- Directions for this task -
Word for word, restate every line of the material.

- Raw data -
***

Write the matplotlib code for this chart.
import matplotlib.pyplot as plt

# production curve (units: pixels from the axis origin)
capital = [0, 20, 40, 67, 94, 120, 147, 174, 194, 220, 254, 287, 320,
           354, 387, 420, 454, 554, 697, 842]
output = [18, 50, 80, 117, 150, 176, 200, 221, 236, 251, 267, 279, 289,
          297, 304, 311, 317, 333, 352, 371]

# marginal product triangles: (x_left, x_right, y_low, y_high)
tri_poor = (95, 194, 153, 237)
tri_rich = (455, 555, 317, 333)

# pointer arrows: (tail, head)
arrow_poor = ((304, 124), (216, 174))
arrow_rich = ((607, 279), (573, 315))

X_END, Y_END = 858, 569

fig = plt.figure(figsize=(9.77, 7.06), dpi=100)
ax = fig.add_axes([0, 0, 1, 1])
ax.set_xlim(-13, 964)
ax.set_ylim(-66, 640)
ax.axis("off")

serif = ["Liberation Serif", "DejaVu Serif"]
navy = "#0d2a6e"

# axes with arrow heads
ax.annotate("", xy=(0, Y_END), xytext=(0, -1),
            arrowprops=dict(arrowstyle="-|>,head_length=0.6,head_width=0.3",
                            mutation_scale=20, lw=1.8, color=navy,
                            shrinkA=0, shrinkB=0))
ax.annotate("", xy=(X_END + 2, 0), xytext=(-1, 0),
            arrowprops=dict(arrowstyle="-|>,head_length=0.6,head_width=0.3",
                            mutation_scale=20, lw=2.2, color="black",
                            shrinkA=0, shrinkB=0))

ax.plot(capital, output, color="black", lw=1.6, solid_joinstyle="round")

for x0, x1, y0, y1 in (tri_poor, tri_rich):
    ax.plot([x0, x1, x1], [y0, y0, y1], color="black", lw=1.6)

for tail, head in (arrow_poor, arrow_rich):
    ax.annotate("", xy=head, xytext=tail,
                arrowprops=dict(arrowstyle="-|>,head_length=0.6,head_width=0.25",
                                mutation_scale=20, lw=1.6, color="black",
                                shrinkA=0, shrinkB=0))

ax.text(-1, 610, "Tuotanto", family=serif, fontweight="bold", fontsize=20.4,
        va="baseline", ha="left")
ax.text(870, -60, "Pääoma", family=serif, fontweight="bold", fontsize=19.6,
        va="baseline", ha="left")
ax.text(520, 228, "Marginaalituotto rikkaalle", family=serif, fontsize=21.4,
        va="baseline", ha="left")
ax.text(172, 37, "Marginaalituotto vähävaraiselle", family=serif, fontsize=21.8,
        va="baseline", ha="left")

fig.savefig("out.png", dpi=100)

***

- Full answer -
Write the matplotlib code for this chart.
import matplotlib.pyplot as plt

# production curve (units: pixels from the axis origin)
capital = [0, 20, 40, 67, 94, 120, 147, 174, 194, 220, 254, 287, 320,
           354, 387, 420, 454, 554, 697, 842]
output = [18, 50, 80, 117, 150, 176, 200, 221, 236, 251, 267, 279, 289,
          297, 304, 311, 317, 333, 352, 371]

# marginal product triangles: (x_left, x_right, y_low, y_high)
tri_poor = (95, 194, 153, 237)
tri_rich = (455, 555, 317, 333)

# pointer arrows: (tail, head)
arrow_poor = ((304, 124), (216, 174))
arrow_rich = ((607, 279), (573, 315))

X_END, Y_END = 858, 569

fig = plt.figure(figsize=(9.77, 7.06), dpi=100)
ax = fig.add_axes([0, 0, 1, 1])
ax.set_xlim(-13, 964)
ax.set_ylim(-66, 640)
ax.axis("off")

serif = ["Liberation Serif", "DejaVu Serif"]
navy = "#0d2a6e"

# axes with arrow heads
ax.annotate("", xy=(0, Y_END), xytext=(0, -1),
            arrowprops=dict(arrowstyle="-|>,head_length=0.6,head_width=0.3",
                            mutation_scale=20, lw=1.8, color=navy,
                            shrinkA=0, shrinkB=0))
ax.annotate("", xy=(X_END + 2, 0), xytext=(-1, 0),
            arrowprops=dict(arrowstyle="-|>,head_length=0.6,head_width=0.3",
                            mutation_scale=20, lw=2.2, color="black",
                            shrinkA=0, shrinkB=0))

ax.plot(capital, output, color="black", lw=1.6, solid_joinstyle="round")

for x0, x1, y0, y1 in (tri_poor, tri_rich):
    ax.plot([x0, x1, x1], [y0, y0, y1], color="black", lw=1.6)

for tail, head in (arrow_poor, arrow_rich):
    ax.annotate("", xy=head, xytext=tail,
                arrowprops=dict(arrowstyle="-|>,head_length=0.6,head_width=0.25",
                                mutation_scale=20, lw=1.6, color="black",
                                shrinkA=0, shrinkB=0))

ax.text(-1, 610, "Tuotanto", family=serif, fontweight="bold", fontsize=20.4,
        va="baseline", ha="left")
ax.text(870, -60, "Pääoma", family=serif, fontweight="bold", fontsize=19.6,
        va="baseline", ha="left")
ax.text(520, 228, "Marginaalituotto rikkaalle", family=serif, fontsize=21.4,
        va="baseline", ha="left")
ax.text(172, 37, "Marginaalituotto vähävaraiselle", family=serif, fontsize=21.8,
        va="baseline", ha="left")

fig.savefig("out.png", dpi=100)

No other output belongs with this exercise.